I am sure I have seen this blogged elsewhere, but I cannot remember where exactly (so forgive me if this is not new).
Comments
Keep in mind that you're having to generate a new ID for every record in the table, every query, which also has performance implications on large tables.
If you table doesn't add/delete rows too frequently, a better solution is to maintain a sequence id (a key that is always sequential), and then do "...where sequenceID >= #randRange(1, maxSequenceId)#...". The determining factor is whether maintaining the sequence ids is more or less expensive than assigning all those IDs all the time. If you never delete, then you can just use the primary key (assuming it's a sequential integer).
Posted By Barney / Posted on 01/30/2006 at 1:04 PM
Thanks Barney, this is a great point. That is the solution recommended by MSDN I believe. It isn't quite as simple when you are retrofitting a solution on an old db table though. In this case, it would require adding and populating a new column, and then ensuring a solution is in place for deletes (i.e. updating the sequence numbers). In my case, this solution ended up being quite fast and certainly faster than returning the entire recordset and using queryRandomRows().
Posted By Brian Rinaldi / Posted on 01/30/2006 at 1:34 PM
No, I totally understand. Fast enough is always fast enough. You don't actually have to update on delete, if you don't want, unless you MUST have perfect randomization. The sequence will handle holes at the cost of a little bit of randomness. That is, if you delete a number, the next larger number will have twice the odds of selection. Then you can rebuild the sequence periodically, returning it to perfection. Updating the sequence is expesive (a data and key update to an average of n/2 rows), so it's far better to do in batches.

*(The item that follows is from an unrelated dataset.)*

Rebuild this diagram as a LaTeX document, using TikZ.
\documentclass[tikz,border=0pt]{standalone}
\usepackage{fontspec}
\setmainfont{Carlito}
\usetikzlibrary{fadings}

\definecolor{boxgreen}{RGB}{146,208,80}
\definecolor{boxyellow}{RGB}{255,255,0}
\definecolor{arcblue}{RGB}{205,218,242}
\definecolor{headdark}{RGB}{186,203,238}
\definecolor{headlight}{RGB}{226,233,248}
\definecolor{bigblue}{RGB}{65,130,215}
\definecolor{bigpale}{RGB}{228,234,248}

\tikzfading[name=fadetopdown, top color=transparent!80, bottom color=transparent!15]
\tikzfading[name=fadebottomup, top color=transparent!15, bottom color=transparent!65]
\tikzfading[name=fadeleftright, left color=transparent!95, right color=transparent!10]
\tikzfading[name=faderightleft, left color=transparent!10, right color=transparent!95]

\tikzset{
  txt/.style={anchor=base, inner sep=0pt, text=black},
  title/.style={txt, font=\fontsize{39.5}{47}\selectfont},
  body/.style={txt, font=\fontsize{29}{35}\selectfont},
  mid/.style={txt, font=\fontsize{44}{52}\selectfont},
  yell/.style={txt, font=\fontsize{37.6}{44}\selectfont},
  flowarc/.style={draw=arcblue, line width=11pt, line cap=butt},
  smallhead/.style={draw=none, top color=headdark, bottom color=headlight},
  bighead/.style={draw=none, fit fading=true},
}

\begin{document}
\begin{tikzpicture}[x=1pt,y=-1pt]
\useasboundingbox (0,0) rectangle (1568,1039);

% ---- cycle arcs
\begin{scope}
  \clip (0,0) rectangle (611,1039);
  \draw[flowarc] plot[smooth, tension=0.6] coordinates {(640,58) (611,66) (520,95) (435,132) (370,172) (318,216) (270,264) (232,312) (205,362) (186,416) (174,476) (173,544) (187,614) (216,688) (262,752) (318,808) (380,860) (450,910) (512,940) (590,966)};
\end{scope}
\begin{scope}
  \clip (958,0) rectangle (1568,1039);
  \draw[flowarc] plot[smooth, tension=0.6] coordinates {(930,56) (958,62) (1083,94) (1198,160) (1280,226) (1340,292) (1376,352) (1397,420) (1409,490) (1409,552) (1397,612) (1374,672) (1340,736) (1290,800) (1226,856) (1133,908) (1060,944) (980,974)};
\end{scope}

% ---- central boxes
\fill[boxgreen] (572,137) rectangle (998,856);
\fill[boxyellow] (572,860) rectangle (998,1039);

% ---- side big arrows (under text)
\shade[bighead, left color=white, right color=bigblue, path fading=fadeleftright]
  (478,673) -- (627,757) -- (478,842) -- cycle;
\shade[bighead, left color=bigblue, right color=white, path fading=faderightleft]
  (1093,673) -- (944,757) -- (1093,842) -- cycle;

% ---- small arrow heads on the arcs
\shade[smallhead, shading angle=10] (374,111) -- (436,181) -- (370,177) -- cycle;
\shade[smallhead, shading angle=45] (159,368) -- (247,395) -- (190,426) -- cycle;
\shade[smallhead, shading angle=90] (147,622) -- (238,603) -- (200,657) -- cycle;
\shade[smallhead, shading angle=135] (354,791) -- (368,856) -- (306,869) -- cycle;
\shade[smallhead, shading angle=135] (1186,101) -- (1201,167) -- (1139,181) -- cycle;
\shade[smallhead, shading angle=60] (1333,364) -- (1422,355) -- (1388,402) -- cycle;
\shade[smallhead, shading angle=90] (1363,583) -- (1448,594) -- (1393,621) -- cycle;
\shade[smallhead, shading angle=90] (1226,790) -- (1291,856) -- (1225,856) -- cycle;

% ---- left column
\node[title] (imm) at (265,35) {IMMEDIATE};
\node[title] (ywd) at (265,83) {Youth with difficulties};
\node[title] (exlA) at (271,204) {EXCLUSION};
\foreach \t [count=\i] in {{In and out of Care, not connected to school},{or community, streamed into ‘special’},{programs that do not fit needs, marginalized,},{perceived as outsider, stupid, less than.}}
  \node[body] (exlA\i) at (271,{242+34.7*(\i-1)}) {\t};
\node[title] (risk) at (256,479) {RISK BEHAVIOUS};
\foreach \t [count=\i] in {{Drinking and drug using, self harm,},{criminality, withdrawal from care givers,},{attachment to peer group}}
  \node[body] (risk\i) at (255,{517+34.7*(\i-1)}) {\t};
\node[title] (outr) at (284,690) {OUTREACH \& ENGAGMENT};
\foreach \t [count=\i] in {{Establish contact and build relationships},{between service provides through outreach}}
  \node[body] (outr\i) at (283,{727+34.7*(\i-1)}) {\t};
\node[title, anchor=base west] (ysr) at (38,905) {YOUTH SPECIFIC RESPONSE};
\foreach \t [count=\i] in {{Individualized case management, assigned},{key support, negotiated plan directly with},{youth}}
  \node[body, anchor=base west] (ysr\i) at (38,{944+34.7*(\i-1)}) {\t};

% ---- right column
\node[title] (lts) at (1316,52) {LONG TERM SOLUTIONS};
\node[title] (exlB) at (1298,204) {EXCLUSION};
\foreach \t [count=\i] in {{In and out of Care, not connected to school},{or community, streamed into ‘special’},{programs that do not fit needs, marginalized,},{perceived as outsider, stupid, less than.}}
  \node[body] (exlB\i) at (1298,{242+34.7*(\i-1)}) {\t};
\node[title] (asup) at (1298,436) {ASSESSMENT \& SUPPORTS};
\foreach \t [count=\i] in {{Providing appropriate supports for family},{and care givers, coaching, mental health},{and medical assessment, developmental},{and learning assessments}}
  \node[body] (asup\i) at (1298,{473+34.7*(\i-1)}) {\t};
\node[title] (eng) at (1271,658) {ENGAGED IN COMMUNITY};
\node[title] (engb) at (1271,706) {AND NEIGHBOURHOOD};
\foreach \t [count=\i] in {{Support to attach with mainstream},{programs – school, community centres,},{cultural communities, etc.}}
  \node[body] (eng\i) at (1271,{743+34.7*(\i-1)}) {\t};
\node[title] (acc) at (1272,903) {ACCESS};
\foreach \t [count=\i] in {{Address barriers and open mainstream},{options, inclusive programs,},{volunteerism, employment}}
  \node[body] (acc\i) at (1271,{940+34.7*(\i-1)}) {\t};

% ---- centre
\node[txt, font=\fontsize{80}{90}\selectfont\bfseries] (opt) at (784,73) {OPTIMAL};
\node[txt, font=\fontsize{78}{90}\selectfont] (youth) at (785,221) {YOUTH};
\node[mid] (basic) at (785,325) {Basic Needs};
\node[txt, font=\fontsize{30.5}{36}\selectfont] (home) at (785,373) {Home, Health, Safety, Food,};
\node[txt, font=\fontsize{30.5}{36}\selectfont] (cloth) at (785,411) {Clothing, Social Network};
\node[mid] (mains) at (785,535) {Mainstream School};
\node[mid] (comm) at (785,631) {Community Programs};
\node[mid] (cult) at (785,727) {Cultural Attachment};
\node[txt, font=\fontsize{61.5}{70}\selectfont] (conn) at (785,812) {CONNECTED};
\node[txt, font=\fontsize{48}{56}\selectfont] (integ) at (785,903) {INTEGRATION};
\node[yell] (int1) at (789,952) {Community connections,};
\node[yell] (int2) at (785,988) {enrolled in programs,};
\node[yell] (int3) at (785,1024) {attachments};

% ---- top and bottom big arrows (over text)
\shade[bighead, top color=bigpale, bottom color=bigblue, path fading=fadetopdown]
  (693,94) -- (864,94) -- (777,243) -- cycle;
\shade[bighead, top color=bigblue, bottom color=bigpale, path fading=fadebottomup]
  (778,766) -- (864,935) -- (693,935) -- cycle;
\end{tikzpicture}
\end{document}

You can also intentionally build spaces into the sequence if you need weighted randomization. Say you've got 5 banner ads that you want randomly displayed, but you want the first 3 to be displayed twice as often. So instead of 1,2,3,4,5 (+1,+1,+1,+1,+1) as your sequence, use 2,4,6,7,8 (+2,+2,+2,+1,+1).
A very powerful technique, but as you say, not warranted in all situations.
Posted By Barney / Posted on 01/30/2006 at 1:56 PM
This would be great addition to Ray's Coldfusion Cookbook (assuming you haven't posted it already). Thanks for the tip.
Michael
http://www.michaelhaynie.com
http://www.coldfusionpodcast.com
Posted By Michael Haynie / Posted on 02/03/2006 at 3:22 PM